Articolo a cura di Antonio Callea
Il nuovo lavoro o meglio, la nuova fatica degli Arbe Garbe, è uno di quei rari dischi (ormai) per i quali ci si può esporre ed invitare all'acquisto. Del punk violato dallo ska rimane solo una echo non pallida, quasi a reggere il poderoso nano che osserva il futuro. Il settimo album della band friulana dimostra come il gruppo riesca agilmente a mescolare jazz e noise in un turbinio che, se non fosse per il cambio di traccia, potrebbe rappresentare un'unica lunga ripresa cinematografica. Se giochiamo nel mondo di Kusturica, gli Arbe Garbe mangiano al tavolo del Re, lo fanno con disinvoltura trasformandosi ancora ed introducendo il raffinato gusto italiano per la musica cantautoriale. Ottimo il lavoro nei Morbid Sound Studio, il basso è rozzo e vibrante ma con equilibrio ed il suono complessivo risulta ricco e mai sterile, peccato solo per la batteria che in diversi pezzi risulta lievemente ovattata.

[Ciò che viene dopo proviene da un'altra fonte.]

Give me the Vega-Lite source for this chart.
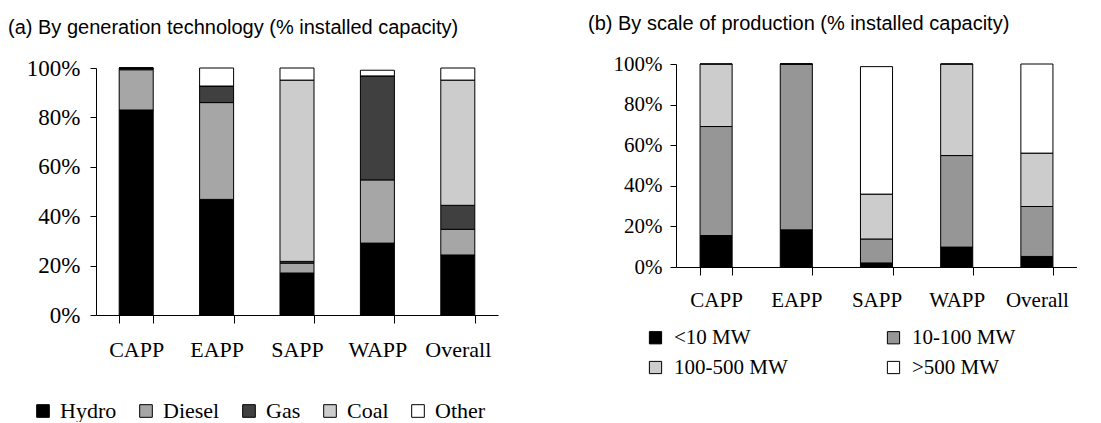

Discorso a parte va fatto per i temi trattati, incredibile la capacità di penetrare il particolare, il dimenticato, il “mai” raccontato. Nella “Preghiera per Artaud”, dedica rocambolesca ad Antonin Artaud (già ispiratore della band “Il Teatro degli Orrori), il gruppo espone il suo manifesto, il proposito ultimo: “sacrificare” tutti gli orpelli, gli artifizi, le strutture omologate, per permettere ad ogni elemento di avere lo stesso valore all'interno del racconto. Critici in “Dos Pesos” spogliano con cinismo il nuovissimo giornalismo sensazionalista, raccontano dell'uomo che vende la notizia raccolta senza alcuno scrupolo, disposto ad osservare in silenzio il male, attratto unicamente dal compenso finale. Non dimenticano di “pestare” sull'audience, sul popolino in astinenza che attende solo di aver nutrite “le orecchie con un succo denso ed unto”.
Se non vi spaventa tutto questo, se sommare Kusturica a Capossela, il free jazz allo ska, cronaca e storia, è per voi il quotidiano, allora "¡Arbeit Garbeit!" vi offrirà la possibilità di apprezzare un degno spuntino.